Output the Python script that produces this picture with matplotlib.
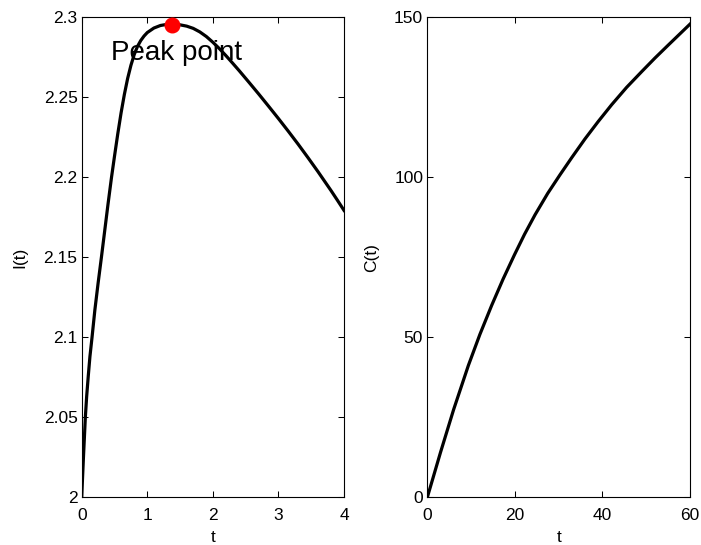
import matplotlib
matplotlib.use("Agg")
import matplotlib.pyplot as plt

plt.rcParams['font.family'] = ['Liberation Sans', 'DejaVu Sans']

# Left panel: I(t)
t_I = [0, 0.01, 0.025, 0.04, 0.055, 0.075, 0.1, 0.125, 0.157, 0.2, 0.25, 0.30, 0.35,
       0.40, 0.454, 0.5, 0.55, 0.6, 0.65, 0.7, 0.75, 0.8, 0.85, 0.9, 0.95, 1.0,
       1.1, 1.2, 1.3, 1.37, 1.5, 1.6, 1.7, 1.8, 1.9, 2.0, 2.1, 2.2, 2.3, 2.4,
       2.55, 2.7, 2.85, 3.0, 3.15, 3.3, 3.45, 3.6, 3.8, 3.9, 4.0]
I_vals = [2.0, 2.010, 2.024, 2.037, 2.050, 2.063, 2.076, 2.088, 2.100, 2.117, 2.134, 2.150, 2.1665,
          2.183, 2.200, 2.2133, 2.2273, 2.2403, 2.2518, 2.2618, 2.2700, 2.2767, 2.2818, 2.2855, 2.2883, 2.2905,
          2.2933, 2.2949, 2.2956, 2.2957, 2.2953, 2.2945, 2.2931, 2.2909, 2.2880, 2.2844, 2.2804, 2.2760, 2.2714, 2.2667,
          2.2594, 2.2520, 2.2444, 2.2367, 2.2288, 2.2207, 2.2123, 2.2037, 2.1918, 2.1856, 2.1793]
peak_t = [1.37]
peak_I = [2.2955]
peak_text = "Peak point"

# Right panel: C(t)
t_C = [0, 3, 6, 9.37, 12, 14.7, 17.3, 19.9, 22.2, 24.6, 27.5, 30.3, 33, 36, 39,
       42.1, 45.5, 49, 52, 55, 57.5, 60]
C_vals = [0, 14.0, 27.4, 41.2, 50.9, 60.0, 68.2, 75.8, 82.2, 88.3, 95.0, 100.8, 106.2, 112.0, 117.4,
          122.7, 128.1, 133.1, 137.3, 141.3, 144.6, 147.9]

I_ticks = [2, 2.05, 2.1, 2.15, 2.2, 2.25, 2.3]
I_ticklabels = ['2', '2.05', '2.1', '2.15', '2.2', '2.25', '2.3']
tI_ticks = [0, 1, 2, 3, 4]
C_ticks = [0, 50, 100, 150]
tC_ticks = [0, 20, 40, 60]

fig = plt.figure(figsize=(7.01, 5.45), dpi=100)
ax1 = fig.add_axes([0.1166, 0.0875, 0.3742, 0.8807])
ax2 = fig.add_axes([0.6096, 0.0875, 0.3748, 0.8807])

fs = 12.5
for ax in (ax1, ax2):
    ax.tick_params(direction='in', top=True, right=True, length=4.5, width=0.75,
                   labelsize=fs)
    ax.tick_params(axis='x', pad=8)
    ax.tick_params(axis='y', pad=3)
    for s in ax.spines.values():
        s.set_linewidth(0.8)
        s.set_color('black')

ax1.plot(t_I, I_vals, color='black', lw=2.3, solid_joinstyle='round')
ax1.plot(peak_t, peak_I, 'o', color='red', ms=10.5, zorder=5)
ax1.text(0.45, 2.278, peak_text, fontsize=20, va='center', ha='left')
ax1.set_xlim(0, 4)
ax1.set_ylim(2, 2.3)
ax1.set_xticks(tI_ticks)
ax1.set_yticks(I_ticks)
ax1.set_yticklabels(I_ticklabels)
ax1.set_xlabel('t', fontsize=fs, labelpad=4.5)
ax1.set_ylabel('I(t)', fontsize=fs, labelpad=12)

ax2.plot(t_C, C_vals, color='black', lw=2.3, solid_joinstyle='round')
ax2.set_xlim(0, 60)
ax2.set_ylim(0, 150)
ax2.set_xticks(tC_ticks)
ax2.set_yticks(C_ticks)
ax2.set_xlabel('t', fontsize=fs, labelpad=4.5)
ax2.set_ylabel('C(t)', fontsize=fs, labelpad=10.5)

fig.savefig('out.png', dpi=100)
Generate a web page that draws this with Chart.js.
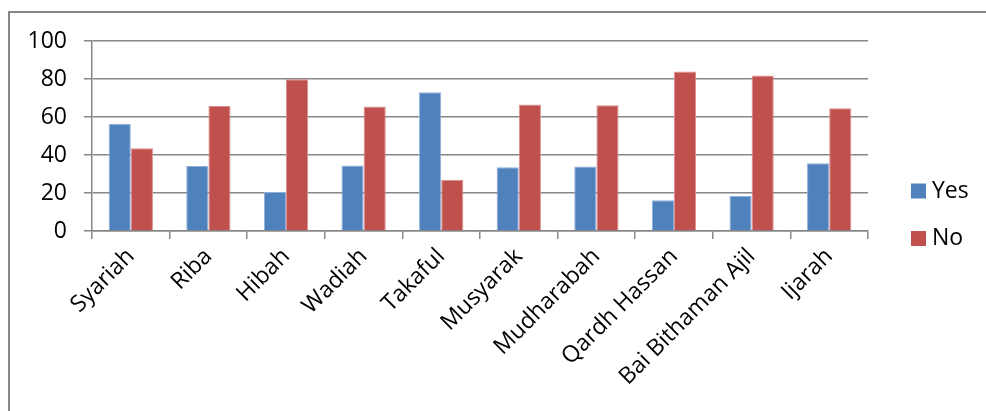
<!DOCTYPE html>
<html>
<head>
<meta charset="utf-8">
<script src="https://cdn.jsdelivr.net/npm/chart.js@4"></script>
<style>
  html, body { margin: 0; padding: 0; background: #fff; overflow: hidden; }
  #wrap { position: relative; width: 986px; height: 411px; }
  #frame { position: absolute; left: 8px; top: 11px; width: 1200px; height: 600px; border: 2px solid #878787; box-sizing: border-box; }
  canvas { position: absolute; left: 0; top: 0; }
</style>
</head>
<body>
<div id="wrap">
  <div id="frame"></div>
  <canvas id="chart" width="986" height="411"></canvas>
</div>
<script>
'use strict'

const categories = ['Syariah', 'Riba', 'Hibah', 'Wadiah', 'Takaful', 'Musyarak', 'Mudharabah', 'Qardh Hassan', 'Bai Bithaman Ajil', 'Ijarah'];
const yesValues = [56.4, 34.2, 20.5, 34.5, 73, 33.5, 33.9, 16.2, 18.4, 35.6];
const noValues = [43.6, 65.8, 79.9, 65.5, 27, 66.6, 66.2, 84, 81.8, 64.6];
const yTicks = [0, 20, 40, 60, 80, 100];

const gridColor = '#878787';
const fontFamily = "'Open Sans', 'DejaVu Sans', sans-serif";

// legend drawn at the right like the original, from the datasets
const sideLegend = {
    id: 'sideLegend',
    afterDraw(chart) {
        const c = chart.ctx;
        c.save();
        c.font = '23px ' + fontFamily;
        c.textBaseline = 'middle';
        c.textAlign = 'left';
        chart.data.datasets.forEach((ds, i) => {
            const cy = 191 + i * 47.5;
            c.fillStyle = ds.backgroundColor;
            c.fillRect(911, cy - 7.5, 15, 15);
            c.fillStyle = '#000';
            c.fillText(ds.label, 932, cy);
        });
        c.restore();
    }
};

const ctx = document.getElementById('chart').getContext('2d');
const myChart = new Chart(ctx, {
    type: 'bar',
    data: {
        labels: categories,
        datasets: [
            {
                label: 'Yes',
                data: yesValues,
                backgroundColor: '#4F81BD',
                borderColor: '#8fb0da',
                borderWidth: 1,
                categoryPercentage: 0.571,
                barPercentage: 1
            },
            {
                label: 'No',
                data: noValues,
                backgroundColor: '#C0504D',
                borderColor: '#da8f8d',
                borderWidth: 1,
                categoryPercentage: 0.571,
                barPercentage: 1
            }
        ]
    },
    options: {
        responsive: false,
        animation: false,
        layout: {
            padding: { left: 0, top: 41, right: 118, bottom: 0 }
        },
        plugins: {
            legend: { display: false },
            tooltip: { enabled: false }
        },
        scales: {
            x: {
                grid: {
                    drawOnChartArea: false,
                    drawTicks: true,
                    tickLength: 8,
                    color: gridColor,
                    lineWidth: 1.5
                },
                border: { color: gridColor, width: 1.5 },
                ticks: {
                    color: '#000',
                    font: { family: fontFamily, size: 23 },
                    minRotation: 45,
                    maxRotation: 45,
                    autoSkip: false,
                    padding: 4
                },
                afterFit(scale) { scale.height = 180; }
            },
            y: {
                min: 0,
                max: 100,
                afterBuildTicks(scale) {
                    scale.ticks = yTicks.map(v => ({ value: v }));
                },
                grid: {
                    color: gridColor,
                    lineWidth: 1.5,
                    drawTicks: true,
                    tickLength: 8
                },
                border: { color: gridColor, width: 1.5 },
                ticks: {
                    color: '#000',
                    font: { family: fontFamily, size: 23 },
                    padding: 17
                },
                afterFit(scale) { scale.width = 92; }
            }
        }
    },
    plugins: [sideLegend]
});
</script>
</body>
</html>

Aim of the task:
Omit the pictures, and quote the material above exactly as given.

Output for this exercise:
Output the Python script that produces this picture with matplotlib.
import matplotlib
matplotlib.use("Agg")
import matplotlib.pyplot as plt

plt.rcParams['font.family'] = ['Liberation Sans', 'DejaVu Sans']

# Left panel: I(t)
t_I = [0, 0.01, 0.025, 0.04, 0.055, 0.075, 0.1, 0.125, 0.157, 0.2, 0.25, 0.30, 0.35,
       0.40, 0.454, 0.5, 0.55, 0.6, 0.65, 0.7, 0.75, 0.8, 0.85, 0.9, 0.95, 1.0,
       1.1, 1.2, 1.3, 1.37, 1.5, 1.6, 1.7, 1.8, 1.9, 2.0, 2.1, 2.2, 2.3, 2.4,
       2.55, 2.7, 2.85, 3.0, 3.15, 3.3, 3.45, 3.6, 3.8, 3.9, 4.0]
I_vals = [2.0, 2.010, 2.024, 2.037, 2.050, 2.063, 2.076, 2.088, 2.100, 2.117, 2.134, 2.150, 2.1665,
          2.183, 2.200, 2.2133, 2.2273, 2.2403, 2.2518, 2.2618, 2.2700, 2.2767, 2.2818, 2.2855, 2.2883, 2.2905,
          2.2933, 2.2949, 2.2956, 2.2957, 2.2953, 2.2945, 2.2931, 2.2909, 2.2880, 2.2844, 2.2804, 2.2760, 2.2714, 2.2667,
          2.2594, 2.2520, 2.2444, 2.2367, 2.2288, 2.2207, 2.2123, 2.2037, 2.1918, 2.1856, 2.1793]
peak_t = [1.37]
peak_I = [2.2955]
peak_text = "Peak point"

# Right panel: C(t)
t_C = [0, 3, 6, 9.37, 12, 14.7, 17.3, 19.9, 22.2, 24.6, 27.5, 30.3, 33, 36, 39,
       42.1, 45.5, 49, 52, 55, 57.5, 60]
C_vals = [0, 14.0, 27.4, 41.2, 50.9, 60.0, 68.2, 75.8, 82.2, 88.3, 95.0, 100.8, 106.2, 112.0, 117.4,
          122.7, 128.1, 133.1, 137.3, 141.3, 144.6, 147.9]

I_ticks = [2, 2.05, 2.1, 2.15, 2.2, 2.25, 2.3]
I_ticklabels = ['2', '2.05', '2.1', '2.15', '2.2', '2.25', '2.3']
tI_ticks = [0, 1, 2, 3, 4]
C_ticks = [0, 50, 100, 150]
tC_ticks = [0, 20, 40, 60]

fig = plt.figure(figsize=(7.01, 5.45), dpi=100)
ax1 = fig.add_axes([0.1166, 0.0875, 0.3742, 0.8807])
ax2 = fig.add_axes([0.6096, 0.0875, 0.3748, 0.8807])

fs = 12.5
for ax in (ax1, ax2):
    ax.tick_params(direction='in', top=True, right=True, length=4.5, width=0.75,
                   labelsize=fs)
    ax.tick_params(axis='x', pad=8)
    ax.tick_params(axis='y', pad=3)
    for s in ax.spines.values():
        s.set_linewidth(0.8)
        s.set_color('black')

ax1.plot(t_I, I_vals, color='black', lw=2.3, solid_joinstyle='round')
ax1.plot(peak_t, peak_I, 'o', color='red', ms=10.5, zorder=5)
ax1.text(0.45, 2.278, peak_text, fontsize=20, va='center', ha='left')
ax1.set_xlim(0, 4)
ax1.set_ylim(2, 2.3)
ax1.set_xticks(tI_ticks)
ax1.set_yticks(I_ticks)
ax1.set_yticklabels(I_ticklabels)
ax1.set_xlabel('t', fontsize=fs, labelpad=4.5)
ax1.set_ylabel('I(t)', fontsize=fs, labelpad=12)

ax2.plot(t_C, C_vals, color='black', lw=2.3, solid_joinstyle='round')
ax2.set_xlim(0, 60)
ax2.set_ylim(0, 150)
ax2.set_xticks(tC_ticks)
ax2.set_yticks(C_ticks)
ax2.set_xlabel('t', fontsize=fs, labelpad=4.5)
ax2.set_ylabel('C(t)', fontsize=fs, labelpad=10.5)

fig.savefig('out.png', dpi=100)
Generate a web page that draws this with Chart.js.
<!DOCTYPE html>
<html>
<head>
<meta charset="utf-8">
<script src="https://cdn.jsdelivr.net/npm/chart.js@4"></script>
<style>
  html, body { margin: 0; padding: 0; background: #fff; overflow: hidden; }
  #wrap { position: relative; width: 986px; height: 411px; }
  #frame { position: absolute; left: 8px; top: 11px; width: 1200px; height: 600px; border: 2px solid #878787; box-sizing: border-box; }
  canvas { position: absolute; left: 0; top: 0; }
</style>
</head>
<body>
<div id="wrap">
  <div id="frame"></div>
  <canvas id="chart" width="986" height="411"></canvas>
</div>
<script>
'use strict'

const categories = ['Syariah', 'Riba', 'Hibah', 'Wadiah', 'Takaful', 'Musyarak', 'Mudharabah', 'Qardh Hassan', 'Bai Bithaman Ajil', 'Ijarah'];
const yesValues = [56.4, 34.2, 20.5, 34.5, 73, 33.5, 33.9, 16.2, 18.4, 35.6];
const noValues = [43.6, 65.8, 79.9, 65.5, 27, 66.6, 66.2, 84, 81.8, 64.6];
const yTicks = [0, 20, 40, 60, 80, 100];

const gridColor = '#878787';
const fontFamily = "'Open Sans', 'DejaVu Sans', sans-serif";

// legend drawn at the right like the original, from the datasets
const sideLegend = {
    id: 'sideLegend',
    afterDraw(chart) {
        const c = chart.ctx;
        c.save();
        c.font = '23px ' + fontFamily;
        c.textBaseline = 'middle';
        c.textAlign = 'left';
        chart.data.datasets.forEach((ds, i) => {
            const cy = 191 + i * 47.5;
            c.fillStyle = ds.backgroundColor;
            c.fillRect(911, cy - 7.5, 15, 15);
            c.fillStyle = '#000';
            c.fillText(ds.label, 932, cy);
        });
        c.restore();
    }
};

const ctx = document.getElementById('chart').getContext('2d');
const myChart = new Chart(ctx, {
    type: 'bar',
    data: {
        labels: categories,
        datasets: [
            {
                label: 'Yes',
                data: yesValues,
                backgroundColor: '#4F81BD',
                borderColor: '#8fb0da',
                borderWidth: 1,
                categoryPercentage: 0.571,
                barPercentage: 1
            },
            {
                label: 'No',
                data: noValues,
                backgroundColor: '#C0504D',
                borderColor: '#da8f8d',
                borderWidth: 1,
                categoryPercentage: 0.571,
                barPercentage: 1
            }
        ]
    },
    options: {
        responsive: false,
        animation: false,
        layout: {
            padding: { left: 0, top: 41, right: 118, bottom: 0 }
        },
        plugins: {
            legend: { display: false },
            tooltip: { enabled: false }
        },
        scales: {
            x: {
                grid: {
                    drawOnChartArea: false,
                    drawTicks: true,
                    tickLength: 8,
                    color: gridColor,
                    lineWidth: 1.5
                },
                border: { color: gridColor, width: 1.5 },
                ticks: {
                    color: '#000',
                    font: { family: fontFamily, size: 23 },
                    minRotation: 45,
                    maxRotation: 45,
                    autoSkip: false,
                    padding: 4
                },
                afterFit(scale) { scale.height = 180; }
            },
            y: {
                min: 0,
                max: 100,
                afterBuildTicks(scale) {
                    scale.ticks = yTicks.map(v => ({ value: v }));
                },
                grid: {
                    color: gridColor,
                    lineWidth: 1.5,
                    drawTicks: true,
                    tickLength: 8
                },
                border: { color: gridColor, width: 1.5 },
                ticks: {
                    color: '#000',
                    font: { family: fontFamily, size: 23 },
                    padding: 17
                },
                afterFit(scale) { scale.width = 92; }
            }
        }
    },
    plugins: [sideLegend]
});
</script>
</body>
</html>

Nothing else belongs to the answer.